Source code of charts
════

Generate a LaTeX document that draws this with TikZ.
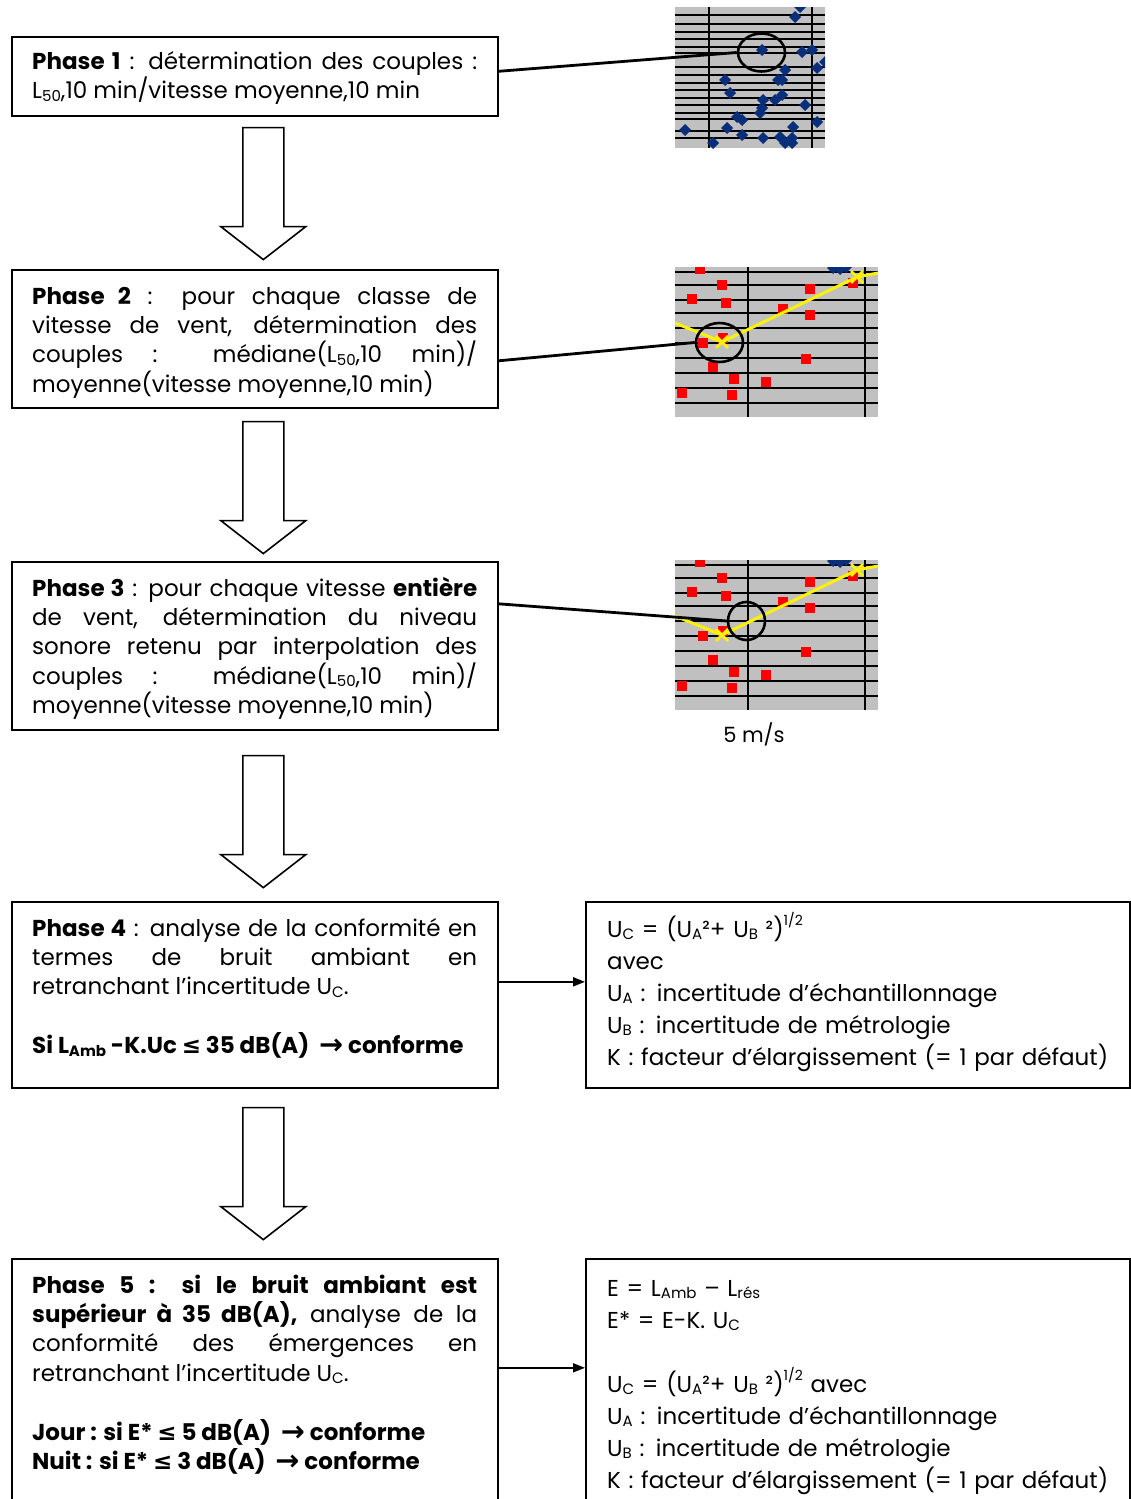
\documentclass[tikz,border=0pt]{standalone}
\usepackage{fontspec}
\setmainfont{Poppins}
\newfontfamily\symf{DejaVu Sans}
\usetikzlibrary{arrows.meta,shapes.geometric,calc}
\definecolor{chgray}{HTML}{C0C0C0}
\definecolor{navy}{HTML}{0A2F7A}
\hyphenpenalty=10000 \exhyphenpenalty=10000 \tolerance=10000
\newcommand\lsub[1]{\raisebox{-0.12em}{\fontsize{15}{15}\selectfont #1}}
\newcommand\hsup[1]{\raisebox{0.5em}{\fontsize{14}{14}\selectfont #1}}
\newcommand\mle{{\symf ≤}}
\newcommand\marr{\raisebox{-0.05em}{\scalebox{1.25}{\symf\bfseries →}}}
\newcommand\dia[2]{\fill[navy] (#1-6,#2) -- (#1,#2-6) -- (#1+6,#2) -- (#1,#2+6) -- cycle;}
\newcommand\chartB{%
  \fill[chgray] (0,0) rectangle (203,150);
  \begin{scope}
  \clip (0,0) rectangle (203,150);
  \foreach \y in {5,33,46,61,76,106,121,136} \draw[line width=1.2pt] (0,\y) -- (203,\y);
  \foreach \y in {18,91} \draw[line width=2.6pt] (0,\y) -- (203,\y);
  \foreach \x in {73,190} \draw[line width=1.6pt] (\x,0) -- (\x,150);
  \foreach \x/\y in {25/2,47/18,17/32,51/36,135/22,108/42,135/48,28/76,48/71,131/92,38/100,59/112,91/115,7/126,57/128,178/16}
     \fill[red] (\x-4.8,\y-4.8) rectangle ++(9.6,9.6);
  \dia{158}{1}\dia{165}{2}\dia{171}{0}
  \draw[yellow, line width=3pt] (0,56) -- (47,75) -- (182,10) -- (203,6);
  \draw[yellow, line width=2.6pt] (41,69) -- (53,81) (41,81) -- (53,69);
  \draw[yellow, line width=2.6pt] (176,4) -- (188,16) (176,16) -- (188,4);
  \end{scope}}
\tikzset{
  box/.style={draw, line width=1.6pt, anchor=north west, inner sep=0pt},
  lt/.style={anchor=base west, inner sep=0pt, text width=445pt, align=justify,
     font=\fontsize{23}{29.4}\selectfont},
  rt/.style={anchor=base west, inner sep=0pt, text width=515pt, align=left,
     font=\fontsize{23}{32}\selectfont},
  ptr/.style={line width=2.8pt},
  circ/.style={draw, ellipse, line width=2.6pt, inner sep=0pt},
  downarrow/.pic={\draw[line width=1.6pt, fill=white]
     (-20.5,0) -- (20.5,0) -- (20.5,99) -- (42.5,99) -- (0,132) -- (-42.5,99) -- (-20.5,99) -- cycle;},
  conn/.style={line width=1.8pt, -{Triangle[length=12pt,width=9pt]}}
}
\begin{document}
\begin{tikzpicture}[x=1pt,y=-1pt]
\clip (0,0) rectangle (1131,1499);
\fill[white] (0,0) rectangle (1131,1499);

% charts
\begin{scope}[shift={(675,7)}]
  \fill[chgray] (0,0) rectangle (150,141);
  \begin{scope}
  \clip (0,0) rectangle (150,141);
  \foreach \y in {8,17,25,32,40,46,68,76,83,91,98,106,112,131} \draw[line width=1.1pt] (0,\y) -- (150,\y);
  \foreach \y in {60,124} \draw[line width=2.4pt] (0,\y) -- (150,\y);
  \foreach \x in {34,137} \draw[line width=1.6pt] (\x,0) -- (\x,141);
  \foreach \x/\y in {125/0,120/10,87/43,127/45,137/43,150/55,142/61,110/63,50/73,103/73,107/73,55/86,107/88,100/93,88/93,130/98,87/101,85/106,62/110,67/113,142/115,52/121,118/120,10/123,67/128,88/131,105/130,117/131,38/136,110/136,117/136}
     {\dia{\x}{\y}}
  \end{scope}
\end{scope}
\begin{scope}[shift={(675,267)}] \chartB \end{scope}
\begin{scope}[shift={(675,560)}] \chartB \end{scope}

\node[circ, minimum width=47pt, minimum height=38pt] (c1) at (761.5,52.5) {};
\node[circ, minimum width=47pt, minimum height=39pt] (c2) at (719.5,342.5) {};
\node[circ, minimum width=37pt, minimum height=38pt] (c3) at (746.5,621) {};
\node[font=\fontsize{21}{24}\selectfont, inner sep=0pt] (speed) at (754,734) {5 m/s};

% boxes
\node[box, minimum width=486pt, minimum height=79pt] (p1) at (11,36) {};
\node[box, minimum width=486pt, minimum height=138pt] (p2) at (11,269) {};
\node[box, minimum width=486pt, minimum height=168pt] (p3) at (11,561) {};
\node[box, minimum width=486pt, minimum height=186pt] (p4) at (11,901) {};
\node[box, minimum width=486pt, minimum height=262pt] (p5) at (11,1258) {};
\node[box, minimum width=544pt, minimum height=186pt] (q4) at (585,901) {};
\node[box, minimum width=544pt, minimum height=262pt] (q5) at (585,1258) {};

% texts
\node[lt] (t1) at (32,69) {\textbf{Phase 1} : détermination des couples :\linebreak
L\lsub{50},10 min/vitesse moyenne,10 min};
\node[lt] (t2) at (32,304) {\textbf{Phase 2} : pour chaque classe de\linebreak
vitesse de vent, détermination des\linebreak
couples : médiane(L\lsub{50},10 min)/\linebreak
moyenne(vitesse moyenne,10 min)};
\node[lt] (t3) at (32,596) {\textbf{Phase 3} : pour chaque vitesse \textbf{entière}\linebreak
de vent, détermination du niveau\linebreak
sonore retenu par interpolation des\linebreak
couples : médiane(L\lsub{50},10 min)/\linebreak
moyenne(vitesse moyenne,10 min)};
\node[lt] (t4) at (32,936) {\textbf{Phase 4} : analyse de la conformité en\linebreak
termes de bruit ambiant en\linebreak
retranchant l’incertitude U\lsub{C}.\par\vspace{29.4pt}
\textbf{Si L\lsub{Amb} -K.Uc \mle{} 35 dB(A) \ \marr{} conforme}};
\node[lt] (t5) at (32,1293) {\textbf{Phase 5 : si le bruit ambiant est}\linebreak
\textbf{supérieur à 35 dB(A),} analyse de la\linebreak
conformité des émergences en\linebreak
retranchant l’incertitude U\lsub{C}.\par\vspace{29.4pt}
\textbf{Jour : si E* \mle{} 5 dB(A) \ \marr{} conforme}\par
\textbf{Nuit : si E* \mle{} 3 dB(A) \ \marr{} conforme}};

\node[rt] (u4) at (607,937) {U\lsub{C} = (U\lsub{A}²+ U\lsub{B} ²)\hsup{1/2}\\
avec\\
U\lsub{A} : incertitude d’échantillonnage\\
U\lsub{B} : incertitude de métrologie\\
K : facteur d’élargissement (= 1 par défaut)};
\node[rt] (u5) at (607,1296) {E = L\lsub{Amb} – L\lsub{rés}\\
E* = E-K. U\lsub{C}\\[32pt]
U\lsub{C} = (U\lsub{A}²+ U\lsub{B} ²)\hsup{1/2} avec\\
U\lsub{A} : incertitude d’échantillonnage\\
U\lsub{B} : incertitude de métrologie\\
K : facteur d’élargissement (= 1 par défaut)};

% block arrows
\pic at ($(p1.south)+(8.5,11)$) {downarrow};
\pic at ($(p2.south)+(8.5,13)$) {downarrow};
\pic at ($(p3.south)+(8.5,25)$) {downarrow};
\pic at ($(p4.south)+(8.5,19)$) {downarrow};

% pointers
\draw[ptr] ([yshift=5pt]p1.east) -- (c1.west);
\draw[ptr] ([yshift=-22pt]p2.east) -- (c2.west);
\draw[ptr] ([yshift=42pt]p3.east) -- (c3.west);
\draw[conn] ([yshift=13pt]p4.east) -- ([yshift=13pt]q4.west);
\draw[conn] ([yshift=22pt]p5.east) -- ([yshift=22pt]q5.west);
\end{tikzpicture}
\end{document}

════

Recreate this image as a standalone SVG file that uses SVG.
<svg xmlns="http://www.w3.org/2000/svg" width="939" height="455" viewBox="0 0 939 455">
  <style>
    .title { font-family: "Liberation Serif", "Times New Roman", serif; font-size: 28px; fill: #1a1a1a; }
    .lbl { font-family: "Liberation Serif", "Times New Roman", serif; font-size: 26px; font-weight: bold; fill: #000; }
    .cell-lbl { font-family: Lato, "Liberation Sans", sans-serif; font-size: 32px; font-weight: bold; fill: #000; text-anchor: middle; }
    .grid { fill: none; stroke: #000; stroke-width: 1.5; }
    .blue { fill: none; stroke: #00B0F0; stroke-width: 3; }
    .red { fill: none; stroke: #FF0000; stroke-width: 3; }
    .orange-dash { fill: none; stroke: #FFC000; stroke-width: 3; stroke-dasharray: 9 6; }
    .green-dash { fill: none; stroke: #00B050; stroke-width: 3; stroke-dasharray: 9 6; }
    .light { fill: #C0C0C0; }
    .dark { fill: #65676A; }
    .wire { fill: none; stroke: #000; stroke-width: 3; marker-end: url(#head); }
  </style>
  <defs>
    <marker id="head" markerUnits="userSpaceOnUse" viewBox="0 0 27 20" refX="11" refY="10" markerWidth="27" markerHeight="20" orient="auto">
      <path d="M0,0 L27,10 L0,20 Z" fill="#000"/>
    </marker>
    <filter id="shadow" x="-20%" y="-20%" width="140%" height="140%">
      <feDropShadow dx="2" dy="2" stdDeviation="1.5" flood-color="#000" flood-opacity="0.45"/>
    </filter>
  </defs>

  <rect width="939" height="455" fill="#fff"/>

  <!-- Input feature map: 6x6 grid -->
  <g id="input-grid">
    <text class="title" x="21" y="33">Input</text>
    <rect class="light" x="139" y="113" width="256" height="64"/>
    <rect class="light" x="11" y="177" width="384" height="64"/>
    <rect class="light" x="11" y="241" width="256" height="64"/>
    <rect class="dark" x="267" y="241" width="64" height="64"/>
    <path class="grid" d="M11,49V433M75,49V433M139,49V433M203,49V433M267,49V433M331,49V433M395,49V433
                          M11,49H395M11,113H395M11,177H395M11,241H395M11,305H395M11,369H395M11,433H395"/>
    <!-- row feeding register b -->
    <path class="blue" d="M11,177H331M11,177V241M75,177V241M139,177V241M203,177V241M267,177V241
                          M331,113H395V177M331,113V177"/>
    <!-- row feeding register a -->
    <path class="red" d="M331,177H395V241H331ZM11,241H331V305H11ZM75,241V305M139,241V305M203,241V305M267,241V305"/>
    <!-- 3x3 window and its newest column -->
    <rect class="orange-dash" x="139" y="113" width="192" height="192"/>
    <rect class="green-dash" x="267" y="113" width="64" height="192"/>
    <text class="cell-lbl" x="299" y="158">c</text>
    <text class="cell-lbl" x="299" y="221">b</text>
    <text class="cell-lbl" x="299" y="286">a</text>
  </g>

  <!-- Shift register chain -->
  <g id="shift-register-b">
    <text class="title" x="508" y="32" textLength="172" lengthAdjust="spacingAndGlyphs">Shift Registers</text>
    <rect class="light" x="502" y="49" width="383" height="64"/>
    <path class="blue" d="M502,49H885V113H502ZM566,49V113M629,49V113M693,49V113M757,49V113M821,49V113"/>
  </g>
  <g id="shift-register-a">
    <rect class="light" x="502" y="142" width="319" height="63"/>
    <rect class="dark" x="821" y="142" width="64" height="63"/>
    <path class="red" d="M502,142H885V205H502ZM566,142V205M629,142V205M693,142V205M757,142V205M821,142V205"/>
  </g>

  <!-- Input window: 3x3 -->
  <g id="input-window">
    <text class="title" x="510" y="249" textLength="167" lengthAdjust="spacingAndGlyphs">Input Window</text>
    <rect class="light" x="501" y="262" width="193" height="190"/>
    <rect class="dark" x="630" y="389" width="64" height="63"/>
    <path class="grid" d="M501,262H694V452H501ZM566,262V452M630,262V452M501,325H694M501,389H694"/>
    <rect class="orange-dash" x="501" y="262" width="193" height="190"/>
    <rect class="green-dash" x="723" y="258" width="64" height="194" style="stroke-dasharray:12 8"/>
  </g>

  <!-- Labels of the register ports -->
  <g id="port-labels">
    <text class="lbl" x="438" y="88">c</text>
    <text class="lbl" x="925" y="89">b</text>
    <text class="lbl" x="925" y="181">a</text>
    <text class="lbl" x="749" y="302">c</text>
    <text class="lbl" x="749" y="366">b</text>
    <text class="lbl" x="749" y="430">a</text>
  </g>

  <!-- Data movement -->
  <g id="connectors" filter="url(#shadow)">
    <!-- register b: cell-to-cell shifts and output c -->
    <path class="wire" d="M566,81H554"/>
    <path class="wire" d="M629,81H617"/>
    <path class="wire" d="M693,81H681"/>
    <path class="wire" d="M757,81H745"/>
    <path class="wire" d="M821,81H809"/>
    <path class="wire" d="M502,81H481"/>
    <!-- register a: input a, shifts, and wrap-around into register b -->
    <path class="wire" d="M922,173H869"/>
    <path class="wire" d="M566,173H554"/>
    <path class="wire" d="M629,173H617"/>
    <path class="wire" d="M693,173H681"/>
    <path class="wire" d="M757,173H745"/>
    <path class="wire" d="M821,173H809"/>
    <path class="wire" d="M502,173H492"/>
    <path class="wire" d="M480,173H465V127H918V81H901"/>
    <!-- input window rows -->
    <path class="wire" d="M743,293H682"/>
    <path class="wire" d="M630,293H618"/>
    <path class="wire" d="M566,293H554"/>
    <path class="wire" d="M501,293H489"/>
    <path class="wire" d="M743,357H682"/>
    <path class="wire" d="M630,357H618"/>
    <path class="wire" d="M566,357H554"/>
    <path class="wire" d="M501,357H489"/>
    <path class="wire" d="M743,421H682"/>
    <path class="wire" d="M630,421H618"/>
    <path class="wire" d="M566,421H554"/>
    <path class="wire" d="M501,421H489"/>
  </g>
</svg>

════

#### AIM OF THE EXERCISE:
Only a number is wanted: how many lines contain the word "that"?

#### RESPONSE:
2